Resenha: A Menina Submersa






“Os
que mergulham abaixo da superfície o fazem a seu próprio risco.”
-Oscar Wilde
Nunca houve um livro que me
desse tanto medo de falar a respeito.
   Parte de mim ainda acha que só estou
escrevendo essa resenha para usar oportunamente uma citação de Oscar Wilde em
que esbarrei. A outra parte sabe que eu encontraria um motivo para falar desse
livro nem que fosse num episódio de Galinha Pintadinha.
   “A menina submersa” narra a vida de India
Morgan Phelps, a Imp, sob a perspectiva dela mesma. Imp sofre de esquizofrenia,
logo suas descrições de eventos passados são duvidosas na melhor das hipóteses,
podendo ser desmentidas logo depois por outro personagem ou pela própria India.
   Para a maioria dos leitores isso poderá
parecer uma escrita pouco coesa ou coerente, mas o que Kiernan faz tão bem é
associar a forma de escrita a psique de suas personagens, ensinando ao leitor a
face da verdadeira loucura, principalmente para aqueles que quando ouvem a
palavra já vão pensando em Johnny Depp vestido de Chapeleiro Maluco.
   O texto muitas vezes faz referência a si
mesmo e a acontecimentos reais… assim como a acontecimentos fictícios, sem
qualquer distinção.
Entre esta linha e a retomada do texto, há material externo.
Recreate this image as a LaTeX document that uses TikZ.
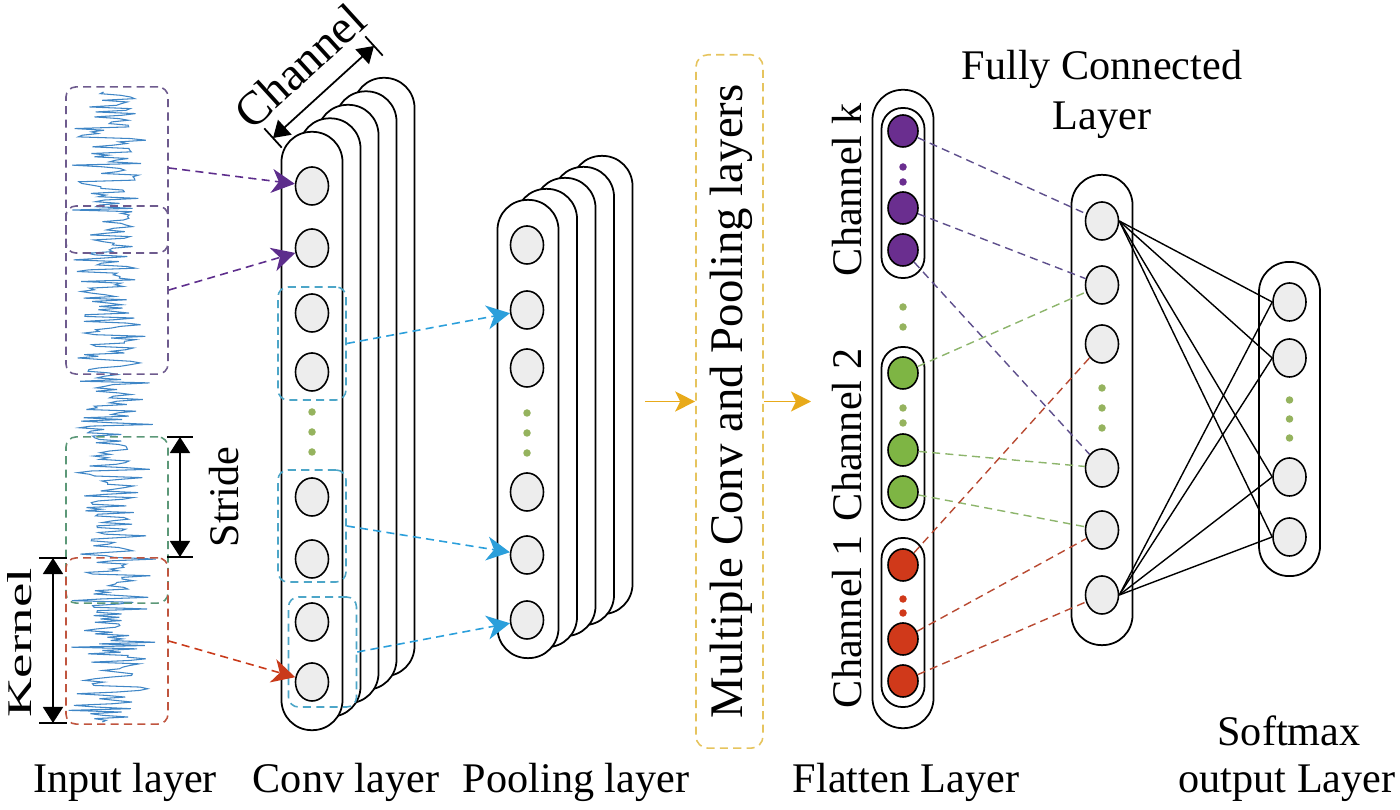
\documentclass[tikz,border=0pt]{standalone}
\usepackage{fontspec}
\setmainfont{Liberation Serif}
\usepackage{graphicx}
\usepackage{xcolor}
\usetikzlibrary{arrows.meta,positioning,calc,shapes.geometric}
\definecolor{sigblue}{HTML}{3F86C6}
\definecolor{winpurple}{HTML}{6E5B8E}
\definecolor{arrpurple}{HTML}{5D2D8C}
\definecolor{lnpurple}{HTML}{5E4F8C}
\definecolor{arrcyan}{HTML}{2B9FDB}
\definecolor{wincyan}{HTML}{4DA6C8}
\definecolor{arrred}{HTML}{C93A1A}
\definecolor{winred}{HTML}{C0553F}
\definecolor{wingreen}{HTML}{5C9878}
\definecolor{lngreen}{HTML}{8DB56C}
\definecolor{lnred}{HTML}{B84A32}
\definecolor{neupurple}{HTML}{6A2E8F}
\definecolor{neugreen}{HTML}{7EB544}
\definecolor{neured}{HTML}{D0391A}
\definecolor{dotgreen}{HTML}{95B35E}
\definecolor{arryellow}{HTML}{E8AA1A}
\definecolor{winyellow}{HTML}{E6C45E}
\tikzset{
  lyr/.style={rectangle, draw, line width=0.5pt, fill=white, minimum width=6.1mm,
              rounded corners=3mm, inner sep=0pt},
  sublyr/.style={rectangle, draw, line width=0.5pt, fill=white, minimum width=4.3mm,
                 rounded corners=2.1mm, inner sep=0pt},
  neu/.style={ellipse, draw, line width=0.45pt, fill=black!7, minimum width=3.3mm,
              minimum height=3.8mm, inner sep=0pt},
  cneu/.style={ellipse, draw, line width=0.45pt, fill=#1, minimum width=3mm,
               minimum height=3.2mm, inner sep=0pt},
  vdot/.style={circle, fill=#1, minimum size=0.75mm, inner sep=0pt},
  win/.style={rectangle, draw=#1, dash pattern=on 2.3pt off 1.5pt, line width=0.45pt,
              rounded corners=1mm, minimum width=10.2mm, inner sep=0pt},
  cwin/.style={rectangle, draw=wincyan, dash pattern=on 2.3pt off 1.5pt, line width=0.45pt,
               rounded corners=1mm, minimum width=6.8mm, inner sep=0pt},
  ywin/.style={rectangle, draw=winyellow, dash pattern=on 2.3pt off 1.5pt, line width=0.45pt,
               rounded corners=1.2mm, minimum width=6.7mm, inner sep=0pt},
  dl/.style={draw=#1, dash pattern=on 2.3pt off 1.5pt, line width=0.4pt},
  darr/.style={draw=#1, dash pattern=on 2.3pt off 1.5pt, line width=0.45pt,
               -{Stealth[length=2.3mm,width=2.4mm,inset=0.7mm,fill=#1]}},
  yarr/.style={draw=arryellow, line width=0.55pt, -{Stealth[length=2mm,width=2mm,inset=0.5mm]}},
  dim/.style={line width=0.5pt, {Triangle[length=1.6mm,width=2mm]}-{Triangle[length=1.6mm,width=2mm]}},
  lbl/.style={font=\fontsize{12}{14.2}\selectfont, inner sep=0pt},
  sig/.style={draw=sigblue, line width=0.3pt},
}

\begin{document}
\begin{tikzpicture}[x=0.01cm, y=-0.01cm]
\useasboundingbox (0,0) rectangle (1400,810);
\pgfmathsetseed{11}
\draw[sig] plot[variable=\t, domain=92:722, samples=380] ({112+(18+27*rnd)*rand}, \t);
\node[win=winpurple, minimum height=2.87cm] (ink) at (117,230.5) {};
\node[win=winpurple, minimum height=0.47cm] (ins) at (117,229.5) {};
\node[win=wingreen, minimum height=1.66cm] (ing) at (117,520) {};
\node[win=winred, minimum height=1.66cm] (inr) at (117,641) {};
\coordinate (st1) at (180,437);
\coordinate (st2) at (180,557);
\draw[dim] (st1) -- (st2);
\draw[line width=0.5pt] ([xshift=-1.25mm]st1) -- ([xshift=1.25mm]st1) ([xshift=-1.25mm]st2) -- ([xshift=1.25mm]st2);
\node[lbl, rotate=90] (strl) at (224,497) {Stride};
\coordinate (kn1) at (53,558);
\coordinate (kn2) at (53,723);
\draw[dim] (kn1) -- (kn2);
\draw[line width=0.5pt] ([xshift=-1.35mm]kn1) -- ([xshift=1.35mm]kn1) ([xshift=-1.35mm]kn2) -- ([xshift=1.35mm]kn2);
\node[lbl, rotate=90] (knl) at (20,643) {\scalebox{1.3}[0.82]{Kernel}};
\foreach \k in {4,3,2,1}
  \node[lyr, minimum height=5.98cm] (cvb\k) at ({312+18*\k},{431-13.5*\k}) {};
\node[lyr, minimum height=5.98cm] (conv) at (312,431) {};
\foreach \n/\y in {1/186,2/248,3/313,4/372,5/497,6/559,7/622,8/682}
  \node[neu] (cv\n) at (312,\y) {};
\foreach \n/\y in {1/412,2/432,3/452}
  \node[vdot=dotgreen] (cvd\n) at (312,\y) {};
\node[cwin, minimum height=1.13cm] (cwa) at (312,343.5) {};
\node[cwin, minimum height=1.12cm] (cwb) at (312,526) {};
\node[cwin, minimum height=1.10cm] (cwc) at (322.5,652) {};
\coordinate (cha) at (273,138);
\coordinate (chb) at (374,46);
\draw[dim] (cha) -- node[lbl, font=\fontsize{13.5}{15}\selectfont, sloped, above=5pt] (chl) {Channel} (chb);
\draw[line width=0.5pt] ($(cha)!1.3mm!90:(chb)$) -- ($(cha)!1.3mm!-90:(chb)$) ($(chb)!1.3mm!90:(cha)$) -- ($(chb)!1.3mm!-90:(cha)$);
\foreach \k in {4,3,2,1}
  \node[lyr, minimum height=4.58cm] (plb\k) at ({528+18.5*\k},{429-11*\k}) {};
\node[lyr, minimum height=4.58cm] (pool) at (528,429) {};
\foreach \n/\y in {1/245,2/310,3/368,4/492,5/555,6/620}
  \node[neu] (pl\n) at (527,\y) {};
\foreach \n/\y in {1/413,2/433,3/453}
  \node[vdot=dotgreen] (pld\n) at (527,\y) {};
\draw[darr=arrpurple] ([yshift=6.25mm]ink.east) -- (cv1);
\draw[darr=arrpurple] ([yshift=-5.95mm]ink.east) -- (cv2);
\draw[darr=arrred] (inr.east) -- (cv8);
\draw[darr=arrcyan] (cwa.east) -- (pl2);
\draw[darr=arrcyan] (cwb.east) -- (pl5);
\draw[darr=arrcyan] (cwc.east) -- (pl6);
\node[ywin, minimum height=6.93cm] (mcp) at (729.5,401.5) {};
\node[lbl, font=\fontsize{13.3}{15}\selectfont, rotate=90] (mcpt) at (731,401.5) {Multiple Conv and Pooling layers};
\coordinate (pout) at (645,401.5);
\coordinate (fin) at (811,401.5);
\draw[yarr] (pout) -- (mcp.west);
\draw[yarr] (mcp.east) -- (fin);
\node[lyr, minimum height=6.38cm] (flat) at (903,409) {};
\node[sublyr, minimum height=1.70cm] (sck) at (903,193) {};
\node[sublyr, minimum height=1.73cm] (sc2) at (903,433.5) {};
\node[sublyr, minimum height=1.69cm] (sc1) at (903,622.5) {};
\foreach \n/\y in {1/131,2/208,3/250}
  \node[cneu=neupurple] (fk\n) at (903,\y) {};
\foreach \n/\y in {1/373,2/450,3/492}
  \node[cneu=neugreen] (f2\n) at (903,\y) {};
\foreach \n/\y in {1/565,2/639,3/681}
  \node[cneu=neured] (f1\n) at (903,\y) {};
\node[vdot=neupurple] (fkd1) at (903,167) {};
\node[vdot=neupurple] (fkd2) at (903,182) {};
\node[vdot=dotgreen] (fgd1) at (903,307) {};
\node[vdot=dotgreen] (fgd2) at (903,327) {};
\node[vdot=dotgreen] (f2d1) at (903,408) {};
\node[vdot=dotgreen] (f2d2) at (903,423) {};
\node[vdot=neured] (f1d1) at (903,599) {};
\node[vdot=neured] (f1d2) at (903,613) {};
\node[lbl, rotate=90] (lck) at (847,190) {Channel k};
\node[lbl, rotate=90] (lc2) at (847,435) {Channel 2};
\node[lbl, rotate=90] (lc1) at (847,622) {Channel 1};
\node[lyr, minimum height=4.70cm] (fcl) at (1102,410) {};
\foreach \n/\y in {1/221,2/285,3/344,4/468,5/530,6/595}
  \node[neu] (fc\n) at (1102,\y) {};
\foreach \n/\y in {1/388,2/408,3/428}
  \node[vdot=dotgreen] (fcd\n) at (1102,\y) {};
\node[lyr, minimum height=3.14cm] (sml) at (1289.5,419) {};
\foreach \n/\y in {1/302,2/358,3/477,4/537}
  \node[neu] (sm\n) at (1289.5,\y) {};
\foreach \n/\y in {1/400,2/419,3/438}
  \node[vdot=dotgreen] (smd\n) at (1289.5,\y) {};
\draw[dl=lnpurple] (fk1) -- (fc1);
\draw[dl=lnpurple] (fk2) -- (fc2);
\draw[dl=lnpurple] (fk3) -- (fc4);
\draw[dl=lngreen] (f21) -- (fc2);
\draw[dl=lngreen] (f22) -- (fc4);
\draw[dl=lngreen] (f23) -- (fc5);
\draw[dl=lnred] (f11) -- (fc3);
\draw[dl=lnred] (f12) -- (fc5);
\draw[dl=lnred] (f13) -- (fc6);
\foreach \s in {1,...,4}
  \draw[line width=0.4pt] (fc1.east) -- (sm\s.west) (fc6.east) -- (sm\s.west);
\node[lbl, anchor=base] (tfc1) at (1102,80) {Fully Connected};
\node[lbl, anchor=base] (tfc2) at (1102,130) {Layer};
\node[lbl, anchor=base] (tin) at (125,792) {Input layer};
\node[lbl, anchor=base] (tcv) at (346,792) {Conv layer};
\node[lbl, anchor=base] (tpl) at (576,792) {Pooling layer};
\node[lbl, anchor=base] (tfl) at (906,792) {Flatten Layer};
\node[lbl, anchor=base] (tsm1) at (1289,745) {Softmax};
\node[lbl, anchor=base] (tsm2) at (1287,792) {output Layer};
\end{tikzpicture}
\end{document}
É um dos únicos livros que já li que ressoa genuinamente
como o diário pessoal de alguém, fazendo o ato de lê-lo parecer quase obsceno,
como olhar por tempo demais nos olhos de um desconhecido, desesperado com a
possibilidade dele te perceber e ao mesmo tempo incapaz de parar de olhar.
   Em seu cerne “A menina submersa” é uma
história de fantasmas, uma história de fantasmas repleta de sereias e
lobisomens, florestas de suicídio e oceanos de concreto. As assombrações de Imp
são apenas tão reais quanto as memórias que ela tem delas, fazendo o leitor
aprender a duvidar de suas palavras tão cedo ela as põe no papel.
   Kiernan aborda vários temas difíceis e
complicados e, à primeira vista, a escolha de abordá-los pode parecer como uma
mera jogada sensacionalista para atrair atenção; no entanto, qualquer rápida
pesquisa sobre a autora revela que se há alguém para abordar esses temas, esse
alguém é Caitlín R. Kiernan.
   Enquanto a primeira metade do romance é uma
volta as lembranças incertas da protagonista e uma apresentação aos fantasmas
que as habitam, a segunda metade se torna um passeio mais profundo em direção
ao subconsciente da nossa querida Imp, mais ou menos como entrar no brinquedo
mais sinistro da Disneylândia, aquele que faz o Mickey querer arrancar os olhos
com as próprias mãos.
   “A menina submersa: memórias” não é, de
maneira alguma, um livro fácil. Na verdade, eu ainda hesito em chama-lo de
livro.
   No tempo que demorei para lê-lo, “A menina
submersa” continuava sempre aberta na minha estante, me assombrando com suas
palavras e suas sereias. Mesmo agora, ainda ouço sussurros dela na minha
cabeça, uma voz que dificilmente esquecerei tão cedo.

  
Vale ainda uma salva de palmas para o
pessoal da DarkSide® Books e da Retina 78 pelo excelente trabalho com ambas as
edições de “A menina submersa”. A capa da edição padrão é linda, com palavras
dos mestres Neil Gaiman (“Sandman” , “O oceano no fim do caminho”), Peter
Straub (“Os mortos-vivos”, “O clube do fogo do Inferno”) e Holly Black (“As
crônicas de Spiderwick”). A edição limitada tem capa dura e com relevo e sem
identificação, semelhante a um diário, com as bordas das páginas pintadas num
tom (hic) louco de rosa choque. O livro também está disponível para os leitores
digitais da Amazon (Kindle), Saraiva (Lev) e Cultura (Kobo).

   “A menina submersa: memórias” é o meu livro
favorito.
   Com certeza não é o melhor, nem o mais bem
escrito, mas é um livro que foi capaz de me tocar como muito poucos foram. É um
ode à loucura dos sonhos e de pensamentos diários, ao terror inerente a contos
de fadas e aos fantasmas que nos perseguem por toda a vida.